Member of the Chamber of Deputies
- In office 15 May 1933 – 15 May 1937
- Constituency: Tocopilla, El Loa, Antofagasta and Taltal

Personal details
- Born: 5 May 1886 San Francisco de Limache, Chile
- Died: 18 September 1961 (aged 75) Santiago, Chile
- Party: Socialist Party
- Spouse: Graciana Ewing Murphy

= Jorge Parodi =

Chilean politician (1886–1961)

Jorge Pío Parodi Blayfus (5 May 1886 – 18 September 1961) was a Chilean businessman and politician. A founding member of the Socialist Party in 1933, he served as deputy for the Second Departmental Grouping of northern Chile between 1933 and 1937.

== Biography ==
Parodi was born in San Francisco de Limache on 5 May 1886, the son of Santiago Parodi Pereira and Elisa Blayfus Aldonai. He married Graciana Ewing Murphy in Valparaíso on 16 December 1922; the couple had two children.

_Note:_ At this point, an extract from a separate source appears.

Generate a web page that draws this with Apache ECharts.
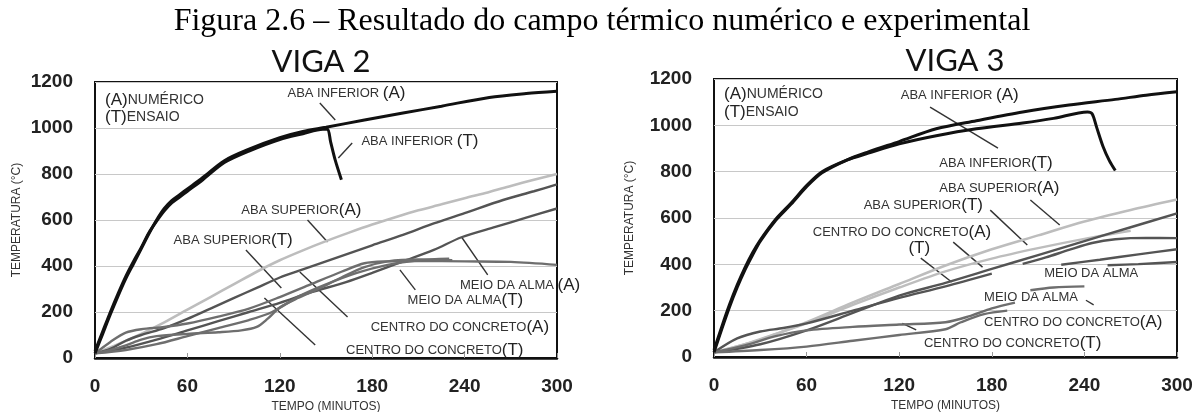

He completed his secondary education at the Liceo de Hombres of Valparaíso. He began his professional career in commerce in Valparaíso and later moved into the nitrate and mining industries, where he held senior administrative and managerial positions.

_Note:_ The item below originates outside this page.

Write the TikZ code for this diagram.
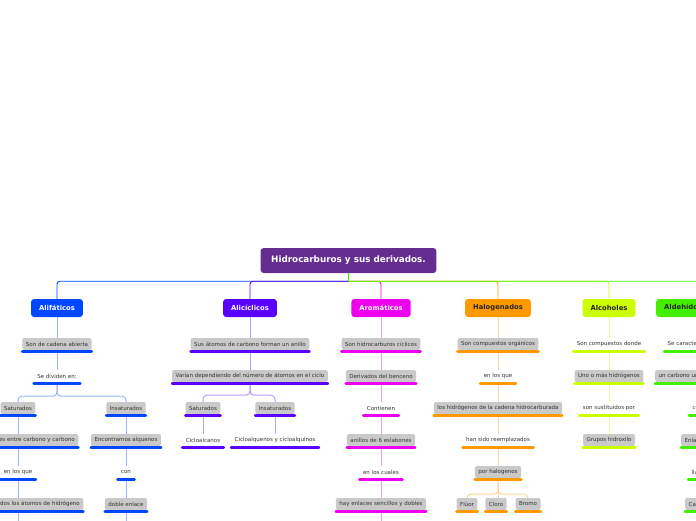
\documentclass[tikz,border=0pt]{standalone}
\usepackage{fontspec}
\setmainfont{DejaVu Sans}
\usetikzlibrary{backgrounds}
\definecolor{rootc}{HTML}{662D91}
\definecolor{alifc}{HTML}{0047FF}
\definecolor{alicc}{HTML}{5A00FF}
\definecolor{aromc}{HTML}{EE00EE}
\definecolor{haloc}{HTML}{FF9900}
\definecolor{alcoc}{HTML}{CCFF00}
\definecolor{aldec}{HTML}{44EE00}
\definecolor{subgray}{HTML}{C9C9C9}
\definecolor{subtext}{HTML}{333333}
\begin{document}
\begin{tikzpicture}[x=1pt,y=-1pt,
	root/.style={rectangle, rounded corners=3pt, fill=rootc, text=white, font=\fontsize{8.8}{10}\selectfont\bfseries, minimum height=25pt, inner xsep=10.5pt},
	main/.style={rectangle, rounded corners=3pt, fill=#1, text=black!85, font=\fontsize{6.8}{8}\selectfont\bfseries, minimum height=18pt, inner xsep=8pt},
	ul/.style={append after command={\pgfextra{\let\ulnode=\tikzlastnode}
		([yshift=-1.2pt]\ulnode.south west) edge[draw=#1, line width=2.4pt, line cap=round] ([yshift=-1.2pt]\ulnode.south east)}},
	sub/.style={rectangle, rounded corners=2pt, fill=subgray, text=subtext, font=\fontsize{5.5}{6}\selectfont, minimum height=12pt, inner xsep=3.5pt, inner ysep=0pt, ul=#1},
	txt/.style={rectangle, text=subtext, font=\fontsize{5.5}{6}\selectfont, minimum height=12pt, inner xsep=3.5pt, inner ysep=0pt, ul=#1},
	bus/.style={draw=#1, line width=0.9pt, rounded corners=3pt},
	link/.style={draw=#1!40, line width=1pt, rounded corners=4pt}]
	
	\useasboundingbox (0,0) rectangle (696,520);
	
	%Root
	\node[root] (root) at (348.5,260.5) {Hidrocarburos y sus derivados.};
	\coordinate (hub) at ([yshift=-8pt]root.south);
	
	%Alifaticos
	\node[main=alifc, text=white] (alif) at (57,308) {Alifáticos};
	\node[sub=alifc] (cadena) at (57,344) {Son de cadena abierta};
	\node[txt=alifc] (divid) at (57,376) {Se dividen en:};
	\node[sub=alifc] (satA) at (18,408) {Saturados};
	\node[sub=alifc] (insA) at (126,408) {Insaturados};
	\node[sub=alifc, anchor=east] (enlA) at (78.5,440) {Enlaces simples entre carbono y carbono};
	\node[txt=alifc] (enqA) at (18,472) {en los que};
	\node[sub=alifc, anchor=east] (ocupA) at (83.5,504) {Están ocupados todos los átomos de hidrógeno};
	\node[sub=alifc] (alqA) at (126,440) {Encontramos alquenos};
	\node[txt=alifc] (conA) at (126,472) {con};
	\node[sub=alifc] (dobA) at (126,504) {doble enlace};
	
	%Aliciclicos
	\node[main=alicc, text=white] (alic) at (250,308) {Alicíclicos};
	\node[sub=alicc] (anillo) at (250,344) {Sus átomos de carbono forman un anillo};
	\node[sub=alicc] (varian) at (250,376) {Varían dependiendo del número de átomos en el ciclo};
	\node[sub=alicc] (satB) at (203,408) {Saturados};
	\node[sub=alicc] (insB) at (275,408) {Insaturados};
	\node[txt=alicc] (cicloa) at (203,440) {Cicloalcanos};
	\node[txt=alicc] (ciclob) at (275,440) {Cicloalquenos y cicloalquinos};
	
	%Aromaticos
	\node[main=aromc, text=white] (arom) at (381,308) {Aromáticos};
	\node[sub=aromc] (ciclic) at (381,344) {Son hidrocarburos cíclicos};
	\node[sub=aromc] (bence) at (381,376) {Derivados del benceno};
	\node[txt=aromc] (conti) at (381,408) {Contienen};
	\node[sub=aromc] (eslab) at (381,440) {anillos de 6 eslabones};
	\node[txt=aromc] (cuales) at (381,472) {en los cuales};
	\node[sub=aromc] (dobles) at (381,504) {hay enlaces sencillos y dobles};
	
	%Halogenados
	\node[main=haloc] (halo) at (498,308) {Halogenados};
	\node[sub=haloc] (organ) at (498,344) {Son compuestos orgánicos};
	\node[txt=haloc] (enqH) at (498,376) {en los que};
	\node[sub=haloc] (hidroH) at (498,408) {los hidrógenos de la cadena hidrocarburada};
	\node[txt=haloc] (reemp) at (498,440) {han sido reemplazados};
	\node[sub=haloc] (halog) at (498,472) {por halogenos};
	\node[sub=haloc] (fluor) at (467,504) {Flúor};
	\node[sub=haloc] (cloro) at (496,504) {Cloro};
	\node[sub=haloc] (bromo) at (528,504) {Bromo};
	
	%Alcoholes
	\node[main=alcoc] (alco) at (609,308) {Alcoholes};
	\node[txt=alcoc] (donde) at (609,344) {Son compuestos donde};
	\node[sub=alcoc] (hidroC) at (609,376) {Uno o más hidrógenos};
	\node[txt=alcoc] (sustit) at (609,408) {son sustituidos por};
	\node[sub=alcoc] (hidrox) at (609,440) {Grupos hidroxilo};
	
	%Aldehidos
	\node[main=aldec, anchor=west] (alde) at (656,308) {Aldehídos y cetonas};
	\node[txt=aldec, anchor=west] (caract) at (664,344) {Se caracterizan por tener};
	\node[sub=aldec, anchor=west] (carbon) at (655,376) {un carbono unido a un oxígeno};
	\node[txt=aldec, anchor=west] (conD) at (689,408) {con};
	\node[sub=aldec, anchor=west] (enlD) at (681,440) {Enlace doble};
	\node[txt=aldec, anchor=west] (llam) at (688,472) {llamado};
	\node[sub=aldec, anchor=west] (carbo) at (685,504) {Carbonilo};
	
	%Lines
	\begin{scope}[on background layer]
	\draw[bus=alifc] (hub) -| (alif.north);
	\draw[bus=alicc] (hub) -| (alic.north);
	\draw[bus=aromc] (hub) -| (arom.north);
	\draw[bus=haloc] (hub) -| (halo.north);
	\draw[bus=alcoc] (hub) -| (alco.north);
	\draw[bus=aldec] (hub) -| (alde.north);
	\draw[bus=aldec] (root.south) -- (hub);
	
	\draw[link=alifc] (alif.south) -- (cadena.north);
	\draw[link=alifc] (cadena.south) -- (divid.north);
	\draw[link=alifc] (divid.south) -- ++(0,14) -| (satA.north);
	\draw[link=alifc] (divid.south) -- ++(0,14) -| (insA.north);
	\draw[link=alifc] (satA.south) -- (satA.south |- enlA.north);
	\draw[link=alifc] (satA.south |- enlA.south) -- (enqA.north);
	\draw[link=alifc] (enqA.south) -- (enqA.south |- ocupA.north);
	\draw[link=alifc] (enqA.south |- ocupA.south) -- ++(0,15);
	\draw[link=alifc] (insA.south) -- (alqA.north);
	\draw[link=alifc] (alqA.south) -- (conA.north);
	\draw[link=alifc] (conA.south) -- (dobA.north);
	\draw[link=alifc] (dobA.south) -- ++(0,15);
	
	\draw[link=alicc] (alic.south) -- (anillo.north);
	\draw[link=alicc] (anillo.south) -- (varian.north);
	\draw[link=alicc] (varian.south) -- ++(0,13) -| (satB.north);
	\draw[link=alicc] (varian.south) -- ++(0,13) -| (insB.north);
	\draw[link=alicc] (satB.south) -- (cicloa.north);
	\draw[link=alicc] (insB.south) -- (ciclob.north);
	
	\draw[link=aromc] (arom.south) -- (ciclic.north);
	\draw[link=aromc] (ciclic.south) -- (bence.north);
	\draw[link=aromc] (bence.south) -- (conti.north);
	\draw[link=aromc] (conti.south) -- (eslab.north);
	\draw[link=aromc] (eslab.south) -- (cuales.north);
	\draw[link=aromc] (cuales.south) -- (dobles.north);
	\draw[link=aromc] (dobles.south) -- ++(0,15);
	
	\draw[link=haloc] (halo.south) -- (organ.north);
	\draw[link=haloc] (organ.south) -- (enqH.north);
	\draw[link=haloc] (enqH.south) -- (hidroH.north);
	\draw[link=haloc] (hidroH.south) -- (reemp.north);
	\draw[link=haloc] (reemp.south) -- (halog.north);
	\draw[link=haloc] (halog.south) -- ++(0,16) -| (fluor.north);
	\draw[link=haloc] (halog.south) -- ++(0,16) -| (bromo.north);
	\draw[link=haloc] (halog.south) -- (halog.south |- cloro.north);
	
	\draw[link=alcoc] (alco.south) -- (donde.north);
	\draw[link=alcoc] (donde.south) -- (hidroC.north);
	\draw[link=alcoc] (hidroC.south) -- (sustit.north);
	\draw[link=alcoc] (sustit.south) -- (hidrox.north);
	\end{scope}
\end{tikzpicture}
\end{document}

He served as administrator and general manager of several mining companies, including the Compañía Salitrera Iberia, where he oversaw the construction of its main processing plant. He was also administrator of the Bonasor nitrate office in Aguas Blancas and later served as administrator and general manager of the Compañía Salitrera San Martín Consolidada Ltda., beginning in 1954. In January 1939, he was appointed General Head of the Gold Washing Operations (Lavaderos de Oro).

== Political career ==
Parodi was a founding member of the Socialist Party in 1933. Earlier, he had been appointed Governor of Taltal in 1931 and later served as Intendant of Antofagasta, from 29 July to 13 October 1932.

In the parliamentary elections, he was elected deputy for the Second Departmental Grouping of Tocopilla, El Loa, Antofagasta and Taltal, serving during the 1933–1937 legislative period. In the Chamber of Deputies, he was a member of the Standing Committee on Finance and the Standing Committee on Industries, the latter created pursuant to a regulatory reform approved on 4 April 1933.

He died in Santiago on 18 September 1961.